Chicago Election Court Case Nearly A Decade Ago Could Hint at Result of Centralia Mayor’s Case

Chicago Election Court Case Nearly A Decade Ago Could Hint at Result of Centralia Mayor’s Case

MARION COUNTY — As residents of Centralia continue to wait for a judge’s final decision on who is the City’s rightful mayor, a similar case was already decided in Illinois nearly a decade ago.

Centralia officials vacated the April 2019 election of Bryan Kuder as mayor after then-City Manager Dan Ramey brought forward information indicating Kuder did not live within the city limits.

Former Chicago Mayor Rahm Emanuel’s eligibility for office was challenged on the basis of his lack of residency in Chicago for one year prior to the election and that case went before the courts.

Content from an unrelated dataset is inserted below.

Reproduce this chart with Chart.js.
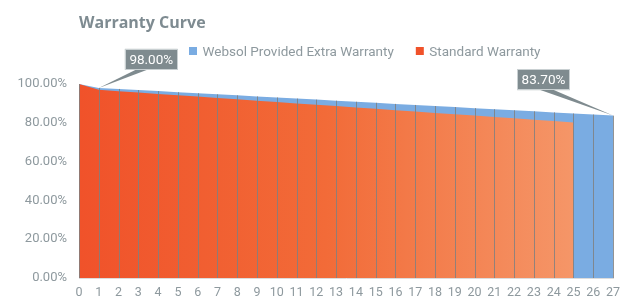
<!DOCTYPE html>
<html>
<head>
<meta charset="utf-8">
<script src="https://cdn.jsdelivr.net/npm/chart.js@4"></script>
<style>
  html, body { margin: 0; padding: 0; background: #fff; }
  #wrap { width: 632px; height: 298px; }
</style>
</head>
<body>
<div id="wrap"><canvas id="myChart" width="632" height="298"></canvas></div>
<script>
const years = ['0','1','2','3','4','5','6','7','8','9','10','11','12','13','14','15','16','17','18','19','20','21','22','23','24','25','26','27'];

// extra warranty curve (top, blue) - 98% after year 1, 83.7% at year 27
const extraWarranty = [100, 98.00, 97.45, 96.90, 96.35, 95.80, 95.25, 94.70, 94.15, 93.60, 93.05, 92.50, 91.95, 91.40,
  90.85, 90.30, 89.75, 89.20, 88.65, 88.10, 87.55, 87.00, 86.45, 85.90, 85.35, 84.80, 84.25, 83.70];

// standard warranty (orange), ends at year 25
const standardWarranty = [100, 97.0, 96.3, 95.6, 94.9, 94.2, 93.5, 92.8, 92.1, 91.4, 90.7, 90.0, 89.3, 88.6,
  87.9, 87.2, 86.5, 85.8, 85.1, 84.4, 83.7, 83.0, 82.3, 81.6, 80.9, 80.2];

const yTicks = [0, 20, 40, 60, 80, 100];

const seriesNames = ['Websol Provided Extra Warranty', 'Standard Warranty'];
const blue = '#7aace2';
const orange = '#f0522a';
const grey = '#8e999e';
const FONT = 'Roboto, "Noto Sans", sans-serif';

const ctx = document.getElementById('myChart');

function orangeFill(c) {
  const chart = c.chart;
  const area = chart.chartArea;
  if (!area) return orange;
  const x0 = chart.scales.x.getPixelForValue(0);
  const x1 = chart.scales.x.getPixelForValue(standardWarranty.length - 1);
  const g = chart.ctx.createLinearGradient(x0, 0, x1, 0);
  g.addColorStop(0, '#f0522a');
  g.addColorStop(0.5, '#f26b38');
  g.addColorStop(1, '#f59668');
  return g;
}

// title + legend drawn by hand so they sit where the original has them
const headerPlugin = {
  id: 'header',
  afterDraw(chart) {
    const c = chart.ctx;
    c.save();
    c.fillStyle = '#7e8b91';
    c.font = 'bold 16px "Open Sans", Roboto, sans-serif';
    c.textBaseline = 'alphabetic';
    c.fillText('Warranty Curve', chart.chartArea.left, 27.5);

    c.font = '13.5px ' + FONT;
    let x = 189;
    const cols = [blue, orange];
    chart.data.datasets.forEach((ds, i) => {
      c.fillStyle = cols[i];
      c.fillRect(x, 47, 8, 8);
      x += 13.5;
      c.fillStyle = grey;
      c.fillText(ds.label, x, 55.5);
      x += c.measureText(ds.label).width + 22;
    });
    c.restore();
  }
};

// vertical lines from the curve down to the axis
const dropLines = {
  id: 'dropLines',
  afterDatasetsDraw(chart) {
    const c = chart.ctx;
    const xs = chart.scales.x, ys = chart.scales.y;
    c.save();
    c.strokeStyle = 'rgba(128,128,128,0.85)';
    c.lineWidth = 1;
    years.forEach((y, i) => {
      const top = Math.max(extraWarranty[i] || 0, standardWarranty[i] || 0);
      const px = Math.round(xs.getPixelForValue(i)) + 0.5;
      c.beginPath();
      c.moveTo(px, ys.getPixelForValue(top));
      c.lineTo(px, ys.getPixelForValue(0));
      c.stroke();
    });
    c.restore();
  }
};

// the two grey call-outs
const callouts = {
  id: 'callouts',
  afterDraw(chart) {
    const items = [
      { i: 1, dx: 52.5, dy: -18, base: [-14, -2] },
      { i: extraWarranty.length - 1, dx: -69.5, dy: -25.5, base: [-6, 8] }
    ];
    const c = chart.ctx;
    c.save();
    c.font = '13.5px ' + FONT;
    items.forEach(it => {
      const v = extraWarranty[it.i];
      const px = chart.scales.x.getPixelForValue(it.i);
      const py = chart.scales.y.getPixelForValue(v);
      const txt = v.toFixed(2) + '%';
      const w = c.measureText(txt).width + 9;
      const h = 21;
      const cx = px + it.dx;
      const by = py + it.dy;
      c.fillStyle = '#7f8b8f';
      c.beginPath();
      c.moveTo(cx + it.base[0], by - 1);
      c.lineTo(px, py);
      c.lineTo(cx + it.base[1], by - 1);
      c.closePath();
      c.fill();
      c.fillRect(cx - w / 2, by - h, w, h);
      c.strokeStyle = '#c9d0d2';
      c.lineWidth = 1;
      c.strokeRect(Math.round(cx - w / 2) + 0.5, Math.round(by - h) + 0.5, Math.round(w) - 1, h - 1);
      c.fillStyle = '#ffffff';
      c.textAlign = 'center';
      c.textBaseline = 'middle';
      c.fillText(txt, cx, by - h / 2 + 1);
    });
    c.restore();
  }
};

new Chart(ctx, {
  type: 'line',
  data: {
    labels: years,
    datasets: [{
      label: seriesNames[0],
      data: extraWarranty,
      backgroundColor: blue,
      borderWidth: 0,
      pointRadius: 0,
      fill: 'origin',
      order: 1
    }, {
      label: seriesNames[1],
      data: standardWarranty,
      backgroundColor: orangeFill,
      borderWidth: 0,
      pointRadius: 0,
      fill: 'origin',
      order: 0
    }]
  },
  options: {
    responsive: false,
    animation: false,
    layout: { padding: { top: 84, right: 19, left: 0, bottom: 0 } },
    plugins: {
      legend: { display: false },
      title: { display: false },
      tooltip: { enabled: false }
    },
    scales: {
      x: {
        grid: { display: false, drawTicks: false },
        border: { display: true, color: '#dcdcdc' },
        ticks: { color: grey, font: { family: FONT, size: 12.5 }, autoSkip: false, maxRotation: 0, padding: 7 },
        afterFit(s) { s.height = 20; }
      },
      y: {
        min: 0,
        max: 100,
        afterBuildTicks(s) { s.ticks = yTicks.map(v => ({ value: v })); },
        grid: { display: false, drawTicks: false },
        border: { display: false },
        ticks: {
          color: grey,
          font: { family: FONT, size: 13 },
          padding: 12,
          callback: v => v.toFixed(2) + '%'
        },
        afterFit(s) { s.width = 79; }
      }
    }
  },
  plugins: [headerPlugin, dropLines, callouts]
});
</script>
</body>
</html>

The Board of Elections and the Cook County Circuit Court affirmed Emanuel’s eligibility but a divided Court of Appeals reversed the Circuit Court, holding on January 24, 2011, that residency for purposes of a candidate is different from residency for purposes of being a voter.

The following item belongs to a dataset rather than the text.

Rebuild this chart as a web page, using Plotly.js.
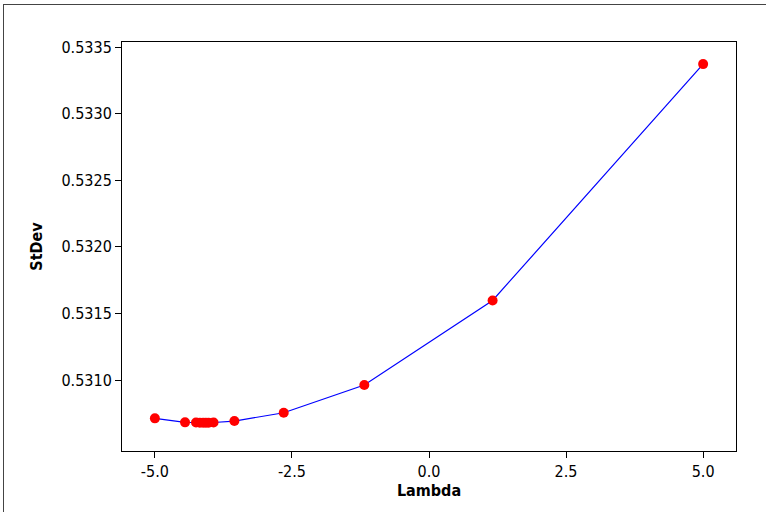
<!DOCTYPE html>
<html>
<head>
<meta charset="utf-8">
<script src="https://cdn.plot.ly/plotly-3.0.1.min.js"></script>
<style>
  html, body { margin: 0; padding: 0; background: #fff; }
  #wrap { position: relative; width: 766px; height: 512px; overflow: hidden; }
  #chart { width: 766px; height: 512px; }
  #frame {
    position: absolute; left: 3px; top: 4px; width: 800px; height: 600px;
    border-left: 1px solid #444; border-top: 1px solid #444; pointer-events: none;
  }
</style>
</head>
<body>
<div id="wrap">
  <div id="chart"></div>
  <div id="frame"></div>
</div>
<script>
// Box-Cox search: standard deviation at each trial lambda
const lambda = [-5.0, -4.45, -4.25, -4.18, -4.12, -4.07, -4.02, -3.93, -3.55, -2.65, -1.18, 1.16, 5.0];
const stdev  = [0.530712, 0.530682, 0.530681, 0.530680, 0.530680, 0.530680, 0.530680, 0.530681,
                0.530692, 0.530754, 0.530962, 0.531597, 0.533372];

const xTicks = [-5.0, -2.5, 0.0, 2.5, 5.0];
const yTicks = [0.5310, 0.5315, 0.5320, 0.5325, 0.5330, 0.5335];

const tickFont = { family: 'DejaVu Sans Condensed, DejaVu Sans, sans-serif', size: 16, color: '#000' };
const titleFont = { family: 'DejaVu Sans Condensed, DejaVu Sans, sans-serif', size: 16, color: '#000', weight: 'bold' };

const trace = {
  x: lambda,
  y: stdev,
  type: 'scatter',
  mode: 'lines+markers',
  line: { color: '#0000ff', width: 1.2 },
  marker: { color: '#ff0000', size: 10 },
  hoverinfo: 'x+y'
};

const layout = {
  width: 766,
  height: 512,
  margin: { l: 122, r: 30, t: 42, b: 61 },
  paper_bgcolor: '#ffffff',
  plot_bgcolor: '#ffffff',
  showlegend: false,
  xaxis: {
    range: [-5.6, 5.6],
    tickvals: xTicks,
    ticktext: xTicks.map(v => v.toFixed(1)),
    ticks: 'outside', ticklen: 6, tickwidth: 1, tickcolor: '#000',
    showgrid: false, zeroline: false,
    showline: true, linecolor: '#000', linewidth: 1, mirror: true,
    tickfont: tickFont,
    title: { text: 'Lambda', font: titleFont, standoff: 0 }
  },
  yaxis: {
    range: [0.530467, 0.533538],
    tickvals: yTicks,
    ticktext: yTicks.map(v => v.toFixed(4)),
    ticks: 'outside', ticklen: 6, tickwidth: 1, tickcolor: '#000',
    showgrid: false, zeroline: false,
    showline: true, linecolor: '#000', linewidth: 1, mirror: true,
    tickfont: tickFont,
    title: { text: 'StDev', font: titleFont, standoff: 14 }
  }
};

Plotly.newPlot('chart', [trace], layout, { displayModeBar: false, staticPlot: true });
</script>
</body>
</html>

However, further appeal to the Illinois Supreme Court resulted in a unanimous decision reversing the Court of Appeals and affirming Emanuel’s eligibility.

The Supreme Court’s seven justices overturned the ruling of the appeals panel, though two of the justices issued their own reasoning for allowing Mr. Emanuel to run. In the majority’s opinion, which was written by Justice Robert R. Thomas, a Republican, the justices raised sharp questions about what the appellate court had concluded, suggesting that such issues of residency had essentially been settled in this state for 150 years.

The judge’s ruled: “…an individual’s residency is not abandoned, even though that individual may not sleep within the jurisdiction.”